2019-02-24 Transferring strings to a phone via QR codes

Sometimes I need to transfer some text (a link, a short note or something else) from my computer to my phone. A usual way is to send it via some cloud-based service – but I don’t really like it, since there is no such thing as cloud – only other people’s computers. While I am not rigorously opposed to such an idea, I do not like putting my personal stuff on somebody else’s machine without any good reason.

Another way is to email the thing – but I do not have an email client configured on my phone, and I really want it to stay that way. (I consider email to be a crucial part of my privacy/security. Having it on my phone puts me at significant risk – phones like to be stolen or lost, for instance.)

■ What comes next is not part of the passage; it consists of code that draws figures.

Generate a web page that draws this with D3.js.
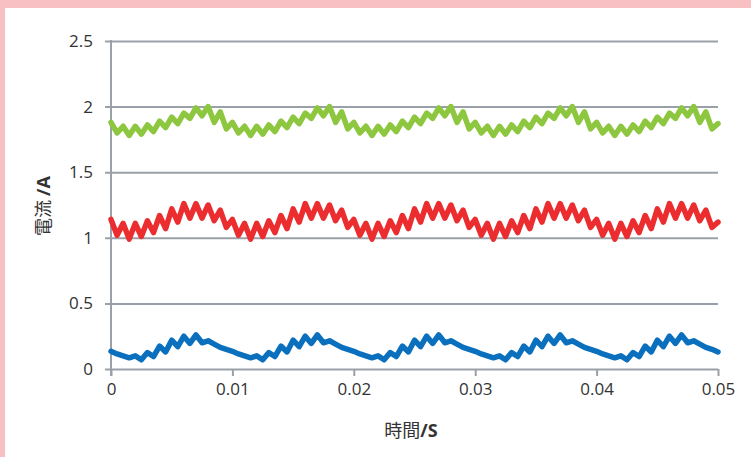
<!DOCTYPE html>
<html>
<head>
<meta charset="utf-8">
<script src="https://cdn.jsdelivr.net/npm/d3@7"></script>
<style>
  html, body { margin: 0; padding: 0; background: #fff; }
  svg { display: block; }
  .tick text { font-family: "Open Sans", "Noto Sans", sans-serif; font-size: 17px; fill: #333; }
</style>
</head>
<body>
<svg id="chart" width="751" height="457"></svg>
<script>
// Sample instants (s), every 0.5 ms over 50 ms
const timeS = [
  0, 0.0005, 0.001, 0.0015, 0.002, 0.0025, 0.003, 0.0035, 0.004, 0.0045,
  0.005, 0.0055, 0.006, 0.0065, 0.007, 0.0075, 0.008, 0.0085, 0.009, 0.0095,
  0.01, 0.0105, 0.011, 0.0115, 0.012, 0.0125, 0.013, 0.0135, 0.014, 0.0145,
  0.015, 0.0155, 0.016, 0.0165, 0.017, 0.0175, 0.018, 0.0185, 0.019, 0.0195,
  0.02, 0.0205, 0.021, 0.0215, 0.022, 0.0225, 0.023, 0.0235, 0.024, 0.0245,
  0.025, 0.0255, 0.026, 0.0265, 0.027, 0.0275, 0.028, 0.0285, 0.029, 0.0295,
  0.03, 0.0305, 0.031, 0.0315, 0.032, 0.0325, 0.033, 0.0335, 0.034, 0.0345,
  0.035, 0.0355, 0.036, 0.0365, 0.037, 0.0375, 0.038, 0.0385, 0.039, 0.0395,
  0.04, 0.0405, 0.041, 0.0415, 0.042, 0.0425, 0.043, 0.0435, 0.044, 0.0445,
  0.045, 0.0455, 0.046, 0.0465, 0.047, 0.0475, 0.048, 0.0485, 0.049, 0.0495,
  0.05
];

// Current (A) of each phase at those instants
const currentGreen = [
  1.88, 1.80, 1.85, 1.78, 1.85, 1.79, 1.86, 1.81, 1.89, 1.84, 1.92, 1.87, 1.95, 1.91, 1.99, 1.93, 2.00, 1.88, 1.96, 1.83,
  1.88, 1.80, 1.85, 1.78, 1.85, 1.79, 1.86, 1.81, 1.89, 1.84, 1.92, 1.87, 1.95, 1.91, 1.99, 1.93, 2.00, 1.88, 1.96, 1.83,
  1.88, 1.80, 1.85, 1.78, 1.85, 1.79, 1.86, 1.81, 1.89, 1.84, 1.92, 1.87, 1.95, 1.91, 1.99, 1.93, 2.00, 1.88, 1.96, 1.83,
  1.88, 1.80, 1.85, 1.78, 1.85, 1.79, 1.86, 1.81, 1.89, 1.84, 1.92, 1.87, 1.95, 1.91, 1.99, 1.93, 2.00, 1.88, 1.96, 1.83,
  1.88, 1.80, 1.85, 1.78, 1.85, 1.79, 1.86, 1.81, 1.89, 1.84, 1.92, 1.87, 1.95, 1.91, 1.99, 1.93, 2.00, 1.88, 1.96, 1.83,
  1.87
];
const currentRed = [
  1.14, 1.02, 1.11, 0.99, 1.11, 1.01, 1.13, 1.04, 1.17, 1.07, 1.22, 1.12, 1.26, 1.15, 1.26, 1.15, 1.25, 1.13, 1.21, 1.08,
  1.14, 1.02, 1.11, 0.99, 1.11, 1.01, 1.13, 1.04, 1.17, 1.07, 1.22, 1.12, 1.26, 1.15, 1.26, 1.15, 1.25, 1.13, 1.21, 1.08,
  1.14, 1.02, 1.11, 0.99, 1.11, 1.01, 1.13, 1.04, 1.17, 1.07, 1.22, 1.12, 1.26, 1.15, 1.26, 1.15, 1.25, 1.13, 1.21, 1.08,
  1.14, 1.02, 1.11, 0.99, 1.11, 1.01, 1.13, 1.04, 1.17, 1.07, 1.22, 1.12, 1.26, 1.15, 1.26, 1.15, 1.25, 1.13, 1.21, 1.08,
  1.14, 1.02, 1.11, 0.99, 1.11, 1.01, 1.13, 1.04, 1.17, 1.07, 1.22, 1.12, 1.26, 1.15, 1.26, 1.15, 1.25, 1.13, 1.21, 1.08,
  1.12
];
const currentBlue = [
  0.135, 0.115, 0.10, 0.085, 0.10, 0.07, 0.125, 0.095, 0.175, 0.13, 0.22, 0.17, 0.25, 0.195, 0.26, 0.20, 0.215, 0.19, 0.165, 0.15,
  0.135, 0.115, 0.10, 0.085, 0.10, 0.07, 0.125, 0.095, 0.175, 0.13, 0.22, 0.17, 0.25, 0.195, 0.26, 0.20, 0.215, 0.19, 0.165, 0.15,
  0.135, 0.115, 0.10, 0.085, 0.10, 0.07, 0.125, 0.095, 0.175, 0.13, 0.22, 0.17, 0.25, 0.195, 0.26, 0.20, 0.215, 0.19, 0.165, 0.15,
  0.135, 0.115, 0.10, 0.085, 0.10, 0.07, 0.125, 0.095, 0.175, 0.13, 0.22, 0.17, 0.25, 0.195, 0.26, 0.20, 0.215, 0.19, 0.165, 0.15,
  0.135, 0.115, 0.10, 0.085, 0.10, 0.07, 0.125, 0.095, 0.175, 0.13, 0.22, 0.17, 0.25, 0.195, 0.26, 0.20, 0.215, 0.19, 0.165, 0.15,
  0.13
];

const xTicks = [0, 0.01, 0.02, 0.03, 0.04, 0.05];
const yTicks = [0, 0.5, 1, 1.5, 2, 2.5];

const seriesList = [
  { values: currentGreen, color: "#8dc63f" },
  { values: currentRed, color: "#ec2d30" },
  { values: currentBlue, color: "#0a70be" }
];

const svg = d3.select("#chart");
const gridColor = "#9aa0a7";

// frame: pink band on the top and left edges
svg.append("rect").attr("x", 0).attr("y", 0).attr("width", 751).attr("height", 457).attr("fill", "#f9c0c3");
svg.append("rect").attr("x", 5).attr("y", 8).attr("width", 746).attr("height", 449).attr("fill", "#ffffff");

const x = d3.scaleLinear().domain([0, 0.05]).range([111, 718]);
const y = d3.scaleLinear().domain([0, 2.5]).range([369, 41]);

// horizontal gridlines with left tick labels
const gridLeft = 105;
const yAxis = svg.append("g")
  .attr("transform", `translate(${gridLeft},0)`)
  .call(d3.axisLeft(y).tickValues(yTicks).tickFormat(d => String(d))
    .tickSize(-(x.range()[1] - gridLeft)).tickPadding(12));
yAxis.select(".domain").remove();
yAxis.selectAll(".tick line").attr("stroke", gridColor).attr("stroke-width", 2);

// x axis ticks and labels
const xAxis = svg.append("g")
  .attr("transform", `translate(0,${y(0)})`)
  .call(d3.axisBottom(x).tickValues(xTicks).tickFormat(d => String(d))
    .tickSize(7).tickPadding(7));
xAxis.select(".domain").remove();
xAxis.selectAll(".tick line").attr("stroke", gridColor).attr("stroke-width", 2);

// vertical axis line
svg.append("line")
  .attr("x1", x(0)).attr("x2", x(0))
  .attr("y1", y(2.5) - 1).attr("y2", y(0) + 7)
  .attr("stroke", gridColor).attr("stroke-width", 2);

// current traces
const line = d3.line()
  .x((d, i) => x(timeS[i]))
  .y(d => y(d));

svg.append("g").selectAll("path")
  .data(seriesList)
  .join("path")
  .attr("d", s => line(s.values))
  .attr("fill", "none")
  .attr("stroke", s => s.color)
  .attr("stroke-width", 5.5)
  .attr("stroke-linejoin", "round")
  .attr("stroke-linecap", "round");

// axis titles
const yTitle = svg.append("text")
  .attr("transform", "translate(50,206) rotate(-90)")
  .attr("text-anchor", "middle")
  .attr("fill", "#333")
  .attr("font-size", 18);
yTitle.append("tspan").attr("font-family", "'Noto Sans CJK JP', sans-serif").text("電流 ");
yTitle.append("tspan").attr("font-family", "'Open Sans', sans-serif").attr("font-weight", "bold").text("/A");

const xTitle = svg.append("text")
  .attr("x", 411).attr("y", 437)
  .attr("text-anchor", "middle")
  .attr("fill", "#333")
  .attr("font-size", 18);
xTitle.append("tspan").attr("font-family", "'Noto Sans CJK JP', sans-serif").text("時間");
xTitle.append("tspan").attr("font-family", "'Open Sans', sans-serif").attr("font-weight", "bold").text("/S");
</script>
</body>
</html>
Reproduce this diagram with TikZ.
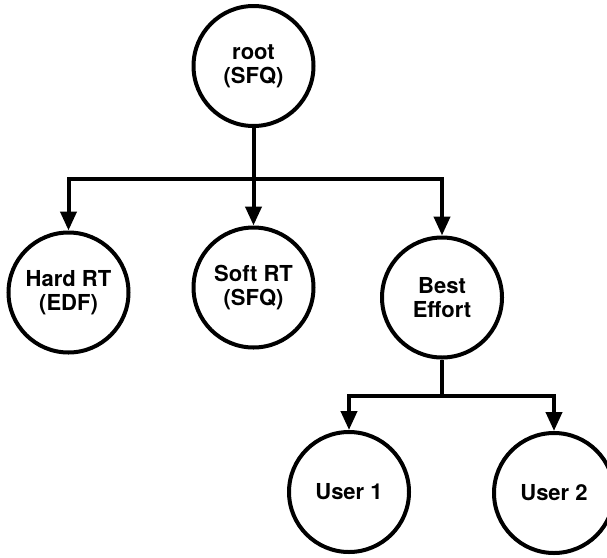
\documentclass[tikz,border=0pt]{standalone}
\usepackage{fontspec}
\setmainfont{TeX Gyre Heros}
\usetikzlibrary{arrows.meta}
\begin{document}
\begin{tikzpicture}[x=1pt,y=-1pt,
  qnode/.style={circle,draw,line width=4pt,minimum size=120pt,inner sep=0pt,align=center,
    font=\fontsize{22}{24}\selectfont\bfseries},
  conn/.style={line width=4pt},
  arr/.style={line width=4pt,-{Triangle[length=19pt,width=16pt]}}]
\useasboundingbox (0,0) rectangle (607,557);
\node[qnode] (root) at (253.5,66) {root\\(SFQ)};
\node[qnode] (hard) at (68.5,292.5) {Hard RT\\(EDF)};
\node[qnode] (soft) at (253.5,287.5) {Soft RT\\(SFQ)};
\node[qnode] (best) at (442,297.5) {Best\\Effort};
\node[qnode] (u1) at (349,492) {User 1};
\node[qnode] (u2) at (554,493) {User 2};
\coordinate (j1) at (253.5,179);
\coordinate (j2) at (442,396);
\draw[conn] (root) -- (j1);
\draw[arr] (j1) -| (hard);
\draw[arr] (j1) -- (soft);
\draw[arr] (j1) -| (best);
\draw[conn] (best) -- (j2);
\draw[arr] (j2) -| (u1);
\draw[arr] (j2) -| (u2);
\end{tikzpicture}
\end{document}
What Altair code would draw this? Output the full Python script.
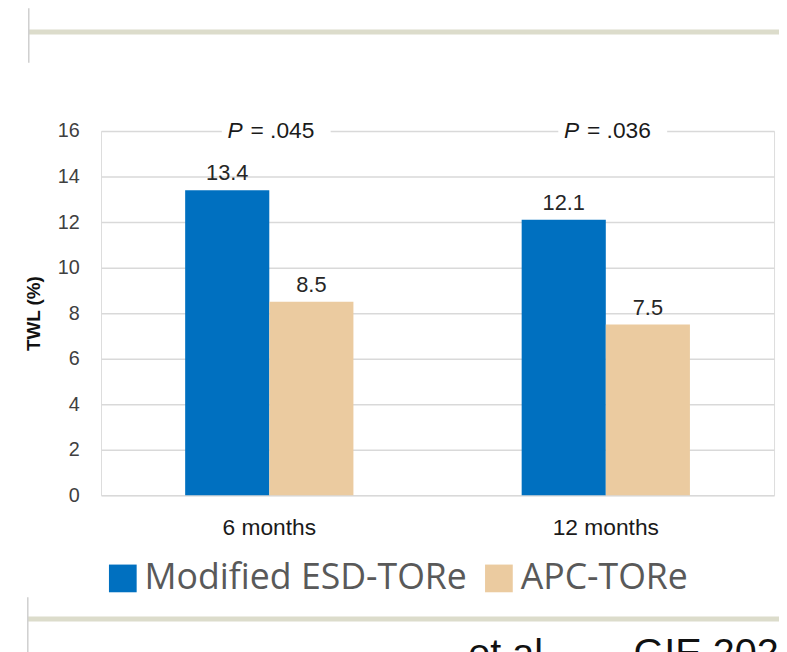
import altair as alt
import pandas as pd

categories = ["6 months", "12 months"]
groups = ["Modified ESD-TORe", "APC-TORe"]
esd_values = [13.4, 12.1]
apc_values = [8.5, 7.5]
p_values = [".045", ".036"]
colors = ["#0070C0", "#EBCBA0"]
y_ticks = [0, 2, 4, 6, 8, 10, 12, 14, 16]
p_level = 16

rows = []
for i, c in enumerate(categories):
    rows.append({"cat": c, "group": groups[0], "val": esd_values[i]})
    rows.append({"cat": c, "group": groups[1], "val": apc_values[i]})
df = pd.DataFrame(rows)
pdf = pd.DataFrame({"cat": categories, "p": ["= " + p for p in p_values], "lvl": [p_level] * 2,
                    "lo": [p_level - 0.45] * 2, "hi": [p_level + 0.45] * 2})

xscale = alt.Scale(domain=categories, paddingInner=0, paddingOuter=0)
yscale = alt.Scale(domain=[0, 16], nice=False)
offscale = alt.Scale(domain=groups, paddingInner=0, paddingOuter=1)

x_enc = alt.X("cat:N", scale=xscale, sort=categories,
              axis=alt.Axis(title=None, labelAngle=0, labelFontSize=23, labelFont="Liberation Sans",
                            labelColor="#1a1a1a", labelPadding=22, ticks=False, domain=False))
y_enc = alt.Y("val:Q", scale=yscale,
              axis=alt.Axis(values=y_ticks, title="TWL (%)", titleFontSize=19, titleFontWeight="bold",
                            titleFont="Liberation Sans", titleColor="#111", titlePadding=14,
                            labelFontSize=20, labelFont="Liberation Sans", labelColor="#404040",
                            labelPadding=22, ticks=False, domain=False,
                            gridColor="#d9d9d9", gridWidth=1.5))

bars = alt.Chart(df).mark_bar().encode(
    x=x_enc, y=y_enc,
    xOffset=alt.XOffset("group:N", scale=offscale, sort=groups),
    color=alt.Color("group:N", sort=groups, scale=alt.Scale(domain=groups, range=colors),
                    legend=alt.Legend(orient="none", legendX=4, legendY=434, direction="horizontal",
                                      title=None, symbolType="square", symbolSize=784,
                                      symbolStrokeWidth=0, symbolOpacity=1,
                                      labelFontSize=36, labelFont="Open Sans", labelColor="#595959",
                                      labelLimit=1000, columnPadding=14, labelOffset=4)),
)

labels = alt.Chart(df).mark_text(dy=-17, fontSize=22, font="Liberation Sans", color="#262626").encode(
    x=alt.X("cat:N", scale=xscale, sort=categories),
    xOffset=alt.XOffset("group:N", scale=offscale, sort=groups),
    y=alt.Y("val:Q", scale=yscale),
    text=alt.Text("val:Q", format=".1f"),
)

pbg = alt.Chart(pdf).mark_bar(color="white", width=110, xOffset=7).encode(
    x=alt.X("cat:N", scale=xscale, sort=categories),
    y=alt.Y("lo:Q", scale=yscale),
    y2="hi:Q",
)
p_it = alt.Chart(pdf).mark_text(align="right", dx=-27, fontSize=23, fontStyle="italic",
                                font="Liberation Sans", color="#1a1a1a").encode(
    x=alt.X("cat:N", scale=xscale, sort=categories),
    y=alt.Y("lvl:Q", scale=yscale),
    text=alt.value("P"),
)
p_txt = alt.Chart(pdf).mark_text(align="left", dx=-19, fontSize=23,
                                 font="Liberation Sans", color="#1a1a1a").encode(
    x=alt.X("cat:N", scale=xscale, sort=categories),
    y=alt.Y("lvl:Q", scale=yscale),
    text="p:N",
)

one = alt.Data(values=[{}])
deco_color = "#DCDCCB"
top_h = alt.Chart(one).mark_rule(color=deco_color, strokeWidth=5).encode(
    x=alt.value(-73), x2=alt.value(690), y=alt.value(-100))
top_v = alt.Chart(one).mark_rule(color="#cfcfcf", strokeWidth=1.5).encode(
    x=alt.value(-73), y=alt.value(-124), y2=alt.value(-69))
bot_h = alt.Chart(one).mark_rule(color=deco_color, strokeWidth=5).encode(
    x=alt.value(-74), x2=alt.value(690), y=alt.value(493))
bot_v = alt.Chart(one).mark_rule(color="#cfcfcf", strokeWidth=1.5).encode(
    x=alt.value(-74), y=alt.value(471), y2=alt.value(530))
cite1 = alt.Chart(one).mark_text(align="left", baseline="alphabetic", fontSize=40,
                                 font="Liberation Sans", color="#111").encode(
    x=alt.value(371), y=alt.value(540), text=alt.value("et al."))
cite2 = alt.Chart(one).mark_text(align="left", baseline="alphabetic", fontSize=40,
                                 font="Liberation Sans", color="#111").encode(
    x=alt.value(538), y=alt.value(540), text=alt.value("GIE 2020"))

chart = alt.layer(bars, labels, pbg, p_it, p_txt, top_h, top_v, bot_h, bot_v, cite1, cite2).properties(
    width=680, height=368,
    autosize=alt.AutoSizeParams(type="none"),
    padding={"left": 94, "top": 121, "right": 5, "bottom": 155},
).configure_view(stroke=None).configure(background="white")

chart.save("out.html", embed_options={"renderer": "svg", "actions": False})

A few days ago, an idea of using QR codes came to my mind. I could encode my short text into such a code, display it on the monitor and then scan it using my phone’s camera.

Now, generating a QR code is a solved problem, so I didn’t expect any difficulties. I didn’t expect the task to be that easy, either. It turned out that instead of writing a dozen of pages of Pascal I could just put together a simple pipeline:

echo "$@" | qrencode -s10 -o- | display

Check out the qrencode command line utility to learn about its parameters (thanks to my friend Matt for the heads-up about the -s parameter!). The display command is part of the ImageMagick suite. What is cool about display (and made my one-liner possible) is that it can read a png file from stdin.

It turns out that (unsurprisingly) I am not the first one to have this idea. Some people even decided that it would be great if a CLI tool to generate QR codes could output its result in a console (like this or that). Still, it is really cool that one can make a shell one-liner out of existing tools in under five minutes.